Protein-coding gene in the species Homo sapiens

Potassium channel subfamily K member 4 is a protein that in humans is encoded by the KCNK4 gene. KCNK4 protein channels are also called TRAAK channels.

== Function ==

KNCK4 is a gene segment that encodes for the TRAAK (TWIK-related Arachidonic Acid-Stimulated K+) subfamily of mechanosensitive potassium channels. Potassium channels play a role in many cellular processes including action potential depolarization, muscle contraction, hormone secretion, osmotic regulation, and ion flow. The K_{2P}4.1 protein is a lipid-gated ion channel that belongs to the superfamily of potassium channel proteins containing two pore-forming P domains (K_{2P}). K_{2P}4.1 homodimerizes and functions as an outwardly rectifying channel. It is expressed primarily in neural tissues and is stimulated by membrane stretch and polyunsaturated fatty acids.

TRAAK channels are found in mammalian neurons and are part of a protein family of weakly inward rectifying potassium channels. This subfamily of potassium channels is mechanically gated. The C-terminal of TRAAK has a charged cluster that is important in maintaining the mechanosensitive properties of the channel.

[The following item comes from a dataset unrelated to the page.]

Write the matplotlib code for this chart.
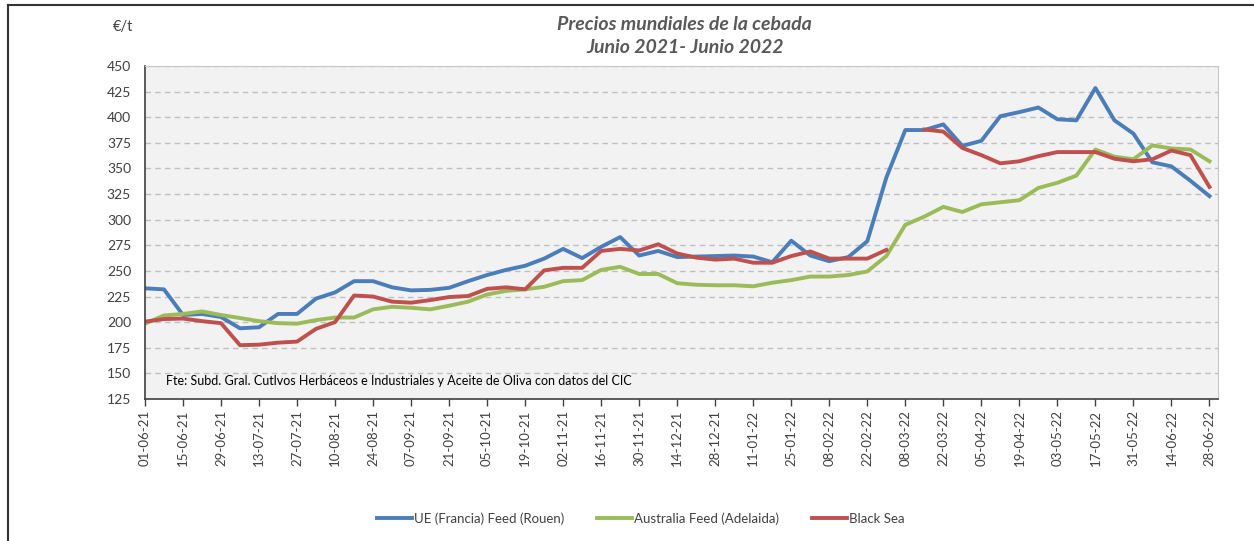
import numpy as np
import matplotlib.pyplot as plt
from matplotlib.lines import Line2D

plt.rcParams['font.family'] = ['Lato', 'DejaVu Sans']

# Weekly prices (EUR/t), 01-06-21 .. 28-06-22
ue_rouen = [233, 232, 207, 208, 205, 194, 195, 208, 208, 223,
            229, 240, 240, 234, 231, 231.5, 233.5, 240, 246, 251,
            255, 262, 271.5, 262.5, 273.5, 283, 265, 269.5, 263.5, 264,
            264.5, 265, 264, 258.5, 279.5, 265, 259.5, 263.5, 279, 341,
            387.5, 387.5, 393, 372, 377, 401, 405, 409.5, 398, 397,
            428.5, 397, 384, 356, 352, 338, 323]
australia = [198.5, 206.5, 208, 210.5, 207, 204, 201, 199, 198.5, 202,
             204.5, 204.5, 212.5, 215, 214, 212.5, 216, 220, 227, 230.5,
             232, 234.5, 240, 241, 251, 254, 247, 247, 238, 236.5,
             236, 236, 235, 238.5, 241, 244.5, 244.5, 246, 249.5, 264.5,
             295, 303, 312.5, 307.5, 315, 317, 319, 331, 336, 343,
             368.5, 361.5, 359, 372.5, 369.5, 368.5, 357]
black_sea = [200.5, 203, 203.5, 201, 199, 177.5, 178, 180, 181, 193.5,
             200, 226, 225, 220, 219, 221.5, 224.5, 225.5, 232.5, 234,
             232, 250.5, 253, 253, 269.5, 271.5, 270, 276, 267, 263,
             261, 262, 258, 258, 264.5, 269, 262, 262, 262, 270.5,
             np.nan, 388, 386, 370, 363, 355, 357, 362, 366, 366,
             366, 359.5, 357, 359, 367.5, 363, 332]

tick_labels = ['01-06-21', '15-06-21', '29-06-21', '13-07-21', '27-07-21',
               '10-08-21', '24-08-21', '07-09-21', '21-09-21', '05-10-21',
               '19-10-21', '02-11-21', '16-11-21', '30-11-21', '14-12-21',
               '28-12-21', '11-01-22', '25-01-22', '08-02-22', '22-02-22',
               '08-03-22', '22-03-22', '05-04-22', '19-04-22', '03-05-22',
               '17-05-22', '31-05-22', '14-06-22', '28-06-22']

weeks = np.arange(len(ue_rouen))
txt = '#404040'

fig = plt.figure(figsize=(12.54, 5.41), dpi=100)
ax = fig.add_axes([0.1156, 0.2625, 0.8557, 0.6155])
ax.set_facecolor('#F2F2F2')

ax.plot(weeks, ue_rouen, color='#4A7EBB', lw=2.8, label='UE (Francia) Feed (Rouen)')
ax.plot(weeks, australia, color='#9BBB59', lw=2.8, label='Australia Feed (Adelaida)')
ax.plot(weeks, black_sea, color='#C0504D', lw=2.8, label='Black Sea')

ax.set_xlim(0, 56.45)
ax.set_ylim(125, 450)
ax.set_yticks(np.arange(125, 451, 25))
ax.set_xticks(np.arange(0, len(ue_rouen), 2))
ax.set_xticklabels(tick_labels, rotation=90)
ax.tick_params(axis='x', direction='out', length=5, width=1, colors='#404040',
               labelsize=9.5, labelcolor=txt, pad=3)
ax.tick_params(axis='y', length=0, labelsize=10, labelcolor=txt, pad=10)
ax.yaxis.grid(True, color='#BFBFBF', ls=(0, (4, 3)), lw=1)
ax.set_axisbelow(True)

for s in ['top', 'right']:
    ax.spines[s].set_color('#C8C8C8')
for s in ['left', 'bottom']:
    ax.spines[s].set_color('#404040')
    ax.spines[s].set_linewidth(1.2)

ax.text(0.02, 0.035, 'Fte: Subd. Gral. Cutlvos Herbáceos e Industriales y Aceite de Oliva con datos del CIC',
        transform=ax.transAxes, fontsize=9, color='black', va='bottom')

fig.text(0.546, 0.934, 'Precios mundiales de la cebada\nJunio 2021- Junio 2022',
         ha='center', va='center', fontsize=14, fontweight='bold', style='italic',
         color='#595959', linespacing=1.45)
fig.text(0.090, 0.951, '€/t', ha='left', va='center', fontsize=10.5, color=txt)

fig.legend(loc='center', bbox_to_anchor=(0.511, 0.042), ncol=3, frameon=False,
           fontsize=9.5, handlelength=2.65, handletextpad=0.15, columnspacing=2.5,
           labelcolor=txt)

# outer chart frame (only left and top visible)
fig.add_artist(Line2D([0.0063, 0.0063], [0, 0.991], color='#333333', lw=1.5))
fig.add_artist(Line2D([0.0063, 1], [0.991, 0.991], color='#333333', lw=1.5))

fig.savefig('out.png', dpi=100)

TRAAK is only expressed in neuronal tissue, and can be found in the brain, spinal cord, and retina, which suggests that it has a function beyond mechanotransduction in terms of neuronal excitability. The highest levels of TRAAK expression are in the olfactory system, cerebral cortex, hippocampal formation, habenula, basal ganglia, and cerebellum. TRAAK channels are mechanically activated when there is a convex curvature in the membrane that alters the channel's activity. TRAAK channels are thought to have a role in axonal pathfinding, growth cone motility, and neurite elongation, as well as possibly having a role in touch or pain detection.

TRAAK channels play a critical role in the maintenance of the resting membrane potential in excitable cell types. More recently, TRAAK channels have been identified as an integral component of the nervous system, contributing to a variety of important biological functions such as: neurite migration, neurotransmission, and signal transduction across several sensory modalities. TRAAK and related mechanosensitive ion channels initiate these and other complex physiological processes by detecting asymmetrical pressure gradients generated across the inner and outer leaflets of the cell membrane, characterizing a rich profile of mechanical bilayer interactions. Furthermore, KCNK4 expression patterns the axonal segments of neurons in both central and peripheral nervous systems by inserting TRAAK membrane protein channels at the Nodes of Ranvier and allowing for saltatory conduction. The pathologies that are associated with improper KCNK4 expression such as Hirchsprung's Disease and FHEIG (facial dysmorphism, hypertrichosis, epilepsy, developmental/ID delay, and gingival overgrowth) syndrome, manifest accordingly as a constellation of neurological symptoms resulting from neuronal dysplasia. Animal models containing known syndromic KCNK4 mutations have recapitulated these phenotypic abnormalities. High TRAAK channel density has also been implicated in the resulting cerebral ischemia following the event of a stroke.